◆ Exercise description:
Copy nothing but the text: reproduce each line of the listing exactly and leave the pictures out.

[Records with drawing code]
* START *

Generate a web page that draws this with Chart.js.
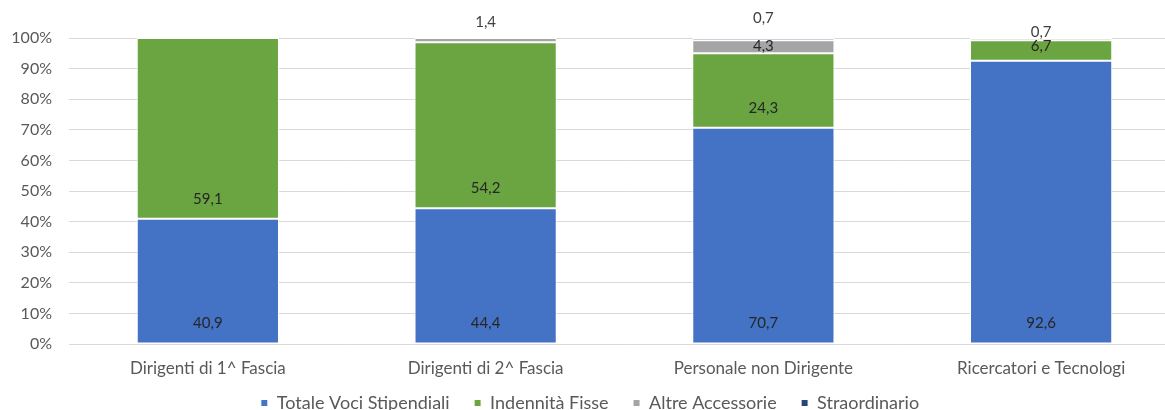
<!DOCTYPE html>
<html>
<head>
<meta charset="utf-8">
<script src="https://cdn.jsdelivr.net/npm/chart.js@4"></script>
<style>
  html, body { margin: 0; padding: 0; background: #fff; overflow: hidden; }
  #wrap { width: 1180px; height: 422px; }
</style>
</head>
<body>
<div id="wrap"><canvas id="quoteChart"></canvas></div>
<script>
const categorie = ["Dirigenti di 1^ Fascia", "Dirigenti di 2^ Fascia", "Personale non Dirigente", "Ricercatori e Tecnologi"];
const vociStipendiali = [40.9, 44.4, 70.7, 92.6];
const indennitaFisse = [59.1, 54.2, 24.3, 6.7];
const altreAccessorie = [0, 1.4, 4.3, 0.7];
const straordinario = [0, 0, 0.7, 0];
const tickPercentuali = [0, 10, 20, 30, 40, 50, 60, 70, 80, 90, 100];

const FONT = "Lato, 'Noto Sans', sans-serif";

// etichette dei valori: alla base del segmento, sopra la barra se il segmento è troppo sottile
const etichette = {
  id: "etichette",
  afterDatasetsDraw(chart, args, opts) {
    const ctx = chart.ctx;
    ctx.save();
    ctx.font = "15px " + FONT;
    ctx.textAlign = "center";
    ctx.textBaseline = "middle";
    chart.data.datasets.forEach((ds, di) => {
      const meta = chart.getDatasetMeta(di);
      meta.data.forEach((bar, i) => {
        const v = ds.data[i];
        if (!v) return;
        const top = Math.min(bar.y, bar.base);
        const bottom = Math.max(bar.y, bar.base);
        let y;
        if (v < 2) {
          ctx.fillStyle = "#404040";
          y = chart.chartArea.top - opts.alzo[i];
        } else {
          ctx.fillStyle = "#262626";
          y = Math.max(bottom - 20, top + 6);
        }
        ctx.fillText(v.toFixed(1).replace(".", ","), bar.x, y);
      });
    });
    ctx.restore();
  }
};

function serie(label, data, colore) {
  return {
    label: label,
    data: data,
    backgroundColor: colore,
    borderColor: "#ffffff",
    borderWidth: 1,
    borderSkipped: false,
    categoryPercentage: 1,
    barPercentage: 0.512
  };
}

const chart = new Chart(document.getElementById("quoteChart"), {
  type: "bar",
  data: {
    labels: categorie,
    datasets: [
      serie("Totale Voci Stipendiali", vociStipendiali, "#4472C4"),
      serie("Indennità Fisse", indennitaFisse, "#6BA542"),
      serie("Altre Accessorie", altreAccessorie, "#A5A5A5"),
      serie("Straordinario", straordinario, "#264478")
    ]
  },
  plugins: [etichette],
  options: {
    responsive: true,
    maintainAspectRatio: false,
    animation: false,
    layout: { padding: { top: 38, left: 0, right: 0, bottom: 0 } },
    plugins: {
      etichette: { alzo: [0, 16, 20, 6] },
      tooltip: { enabled: false },
      legend: {
        position: "bottom",
        labels: {
          boxWidth: 7,
          boxHeight: 7,
          color: "#595959",
          font: { family: FONT, size: 18 },
          padding: 6,
          // spazio in coda alle voci per distanziarle senza alzare la legenda
          generateLabels(c) {
            const voci = Chart.defaults.plugins.legend.labels.generateLabels(c);
            voci.forEach((v, i) => { if (i < voci.length - 1) v.text += "\u00a0\u00a0\u00a0\u00a0"; });
            return voci;
          }
        }
      }
    },
    scales: {
      x: {
        stacked: true,
        grid: { display: false },
        border: { display: false },
        afterFit(scale) { scale.height = 44; },
        ticks: { color: "#595959", font: { family: FONT, size: 17 }, padding: 6 }
      },
      y: {
        stacked: true,
        min: 0,
        max: 100,
        afterBuildTicks(scale) {
          scale.ticks = tickPercentuali.map(v => ({ value: v }));
        },
        afterFit(scale) { scale.width = 69; },
        grid: { color: "#D9D9D9", lineWidth: 1, drawTicks: false },
        border: { display: false },
        ticks: {
          color: "#595959",
          font: { family: FONT, size: 16 },
          padding: 17,
          callback: v => v + "%"
        }
      }
    }
  }
});
</script>
</body>
</html>
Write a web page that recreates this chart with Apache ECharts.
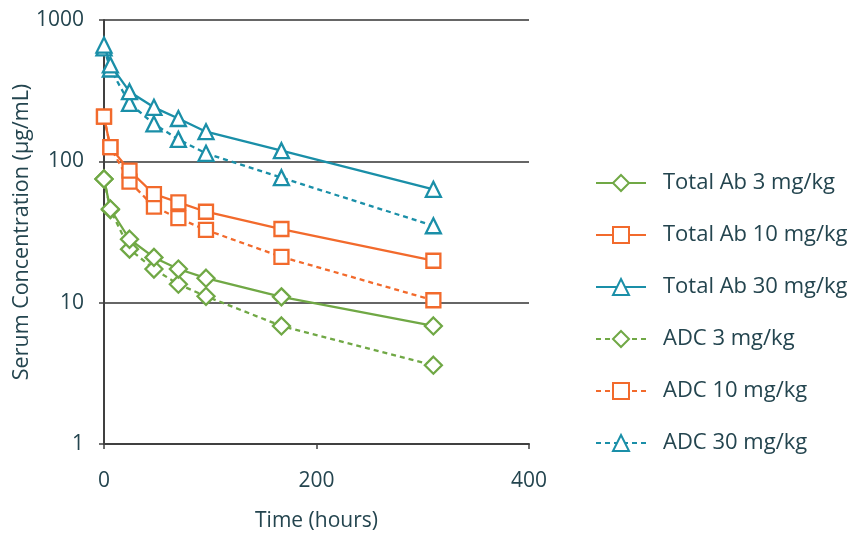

* END *

◆ Complete answer:
Generate a web page that draws this with Chart.js.
<!DOCTYPE html>
<html>
<head>
<meta charset="utf-8">
<script src="https://cdn.jsdelivr.net/npm/chart.js@4"></script>
<style>
  html, body { margin: 0; padding: 0; background: #fff; overflow: hidden; }
  #wrap { width: 1180px; height: 422px; }
</style>
</head>
<body>
<div id="wrap"><canvas id="quoteChart"></canvas></div>
<script>
const categorie = ["Dirigenti di 1^ Fascia", "Dirigenti di 2^ Fascia", "Personale non Dirigente", "Ricercatori e Tecnologi"];
const vociStipendiali = [40.9, 44.4, 70.7, 92.6];
const indennitaFisse = [59.1, 54.2, 24.3, 6.7];
const altreAccessorie = [0, 1.4, 4.3, 0.7];
const straordinario = [0, 0, 0.7, 0];
const tickPercentuali = [0, 10, 20, 30, 40, 50, 60, 70, 80, 90, 100];

const FONT = "Lato, 'Noto Sans', sans-serif";

// etichette dei valori: alla base del segmento, sopra la barra se il segmento è troppo sottile
const etichette = {
  id: "etichette",
  afterDatasetsDraw(chart, args, opts) {
    const ctx = chart.ctx;
    ctx.save();
    ctx.font = "15px " + FONT;
    ctx.textAlign = "center";
    ctx.textBaseline = "middle";
    chart.data.datasets.forEach((ds, di) => {
      const meta = chart.getDatasetMeta(di);
      meta.data.forEach((bar, i) => {
        const v = ds.data[i];
        if (!v) return;
        const top = Math.min(bar.y, bar.base);
        const bottom = Math.max(bar.y, bar.base);
        let y;
        if (v < 2) {
          ctx.fillStyle = "#404040";
          y = chart.chartArea.top - opts.alzo[i];
        } else {
          ctx.fillStyle = "#262626";
          y = Math.max(bottom - 20, top + 6);
        }
        ctx.fillText(v.toFixed(1).replace(".", ","), bar.x, y);
      });
    });
    ctx.restore();
  }
};

function serie(label, data, colore) {
  return {
    label: label,
    data: data,
    backgroundColor: colore,
    borderColor: "#ffffff",
    borderWidth: 1,
    borderSkipped: false,
    categoryPercentage: 1,
    barPercentage: 0.512
  };
}

const chart = new Chart(document.getElementById("quoteChart"), {
  type: "bar",
  data: {
    labels: categorie,
    datasets: [
      serie("Totale Voci Stipendiali", vociStipendiali, "#4472C4"),
      serie("Indennità Fisse", indennitaFisse, "#6BA542"),
      serie("Altre Accessorie", altreAccessorie, "#A5A5A5"),
      serie("Straordinario", straordinario, "#264478")
    ]
  },
  plugins: [etichette],
  options: {
    responsive: true,
    maintainAspectRatio: false,
    animation: false,
    layout: { padding: { top: 38, left: 0, right: 0, bottom: 0 } },
    plugins: {
      etichette: { alzo: [0, 16, 20, 6] },
      tooltip: { enabled: false },
      legend: {
        position: "bottom",
        labels: {
          boxWidth: 7,
          boxHeight: 7,
          color: "#595959",
          font: { family: FONT, size: 18 },
          padding: 6,
          // spazio in coda alle voci per distanziarle senza alzare la legenda
          generateLabels(c) {
            const voci = Chart.defaults.plugins.legend.labels.generateLabels(c);
            voci.forEach((v, i) => { if (i < voci.length - 1) v.text += "\u00a0\u00a0\u00a0\u00a0"; });
            return voci;
          }
        }
      }
    },
    scales: {
      x: {
        stacked: true,
        grid: { display: false },
        border: { display: false },
        afterFit(scale) { scale.height = 44; },
        ticks: { color: "#595959", font: { family: FONT, size: 17 }, padding: 6 }
      },
      y: {
        stacked: true,
        min: 0,
        max: 100,
        afterBuildTicks(scale) {
          scale.ticks = tickPercentuali.map(v => ({ value: v }));
        },
        afterFit(scale) { scale.width = 69; },
        grid: { color: "#D9D9D9", lineWidth: 1, drawTicks: false },
        border: { display: false },
        ticks: {
          color: "#595959",
          font: { family: FONT, size: 16 },
          padding: 17,
          callback: v => v + "%"
        }
      }
    }
  }
});
</script>
</body>
</html>
Write a web page that recreates this chart with Apache ECharts.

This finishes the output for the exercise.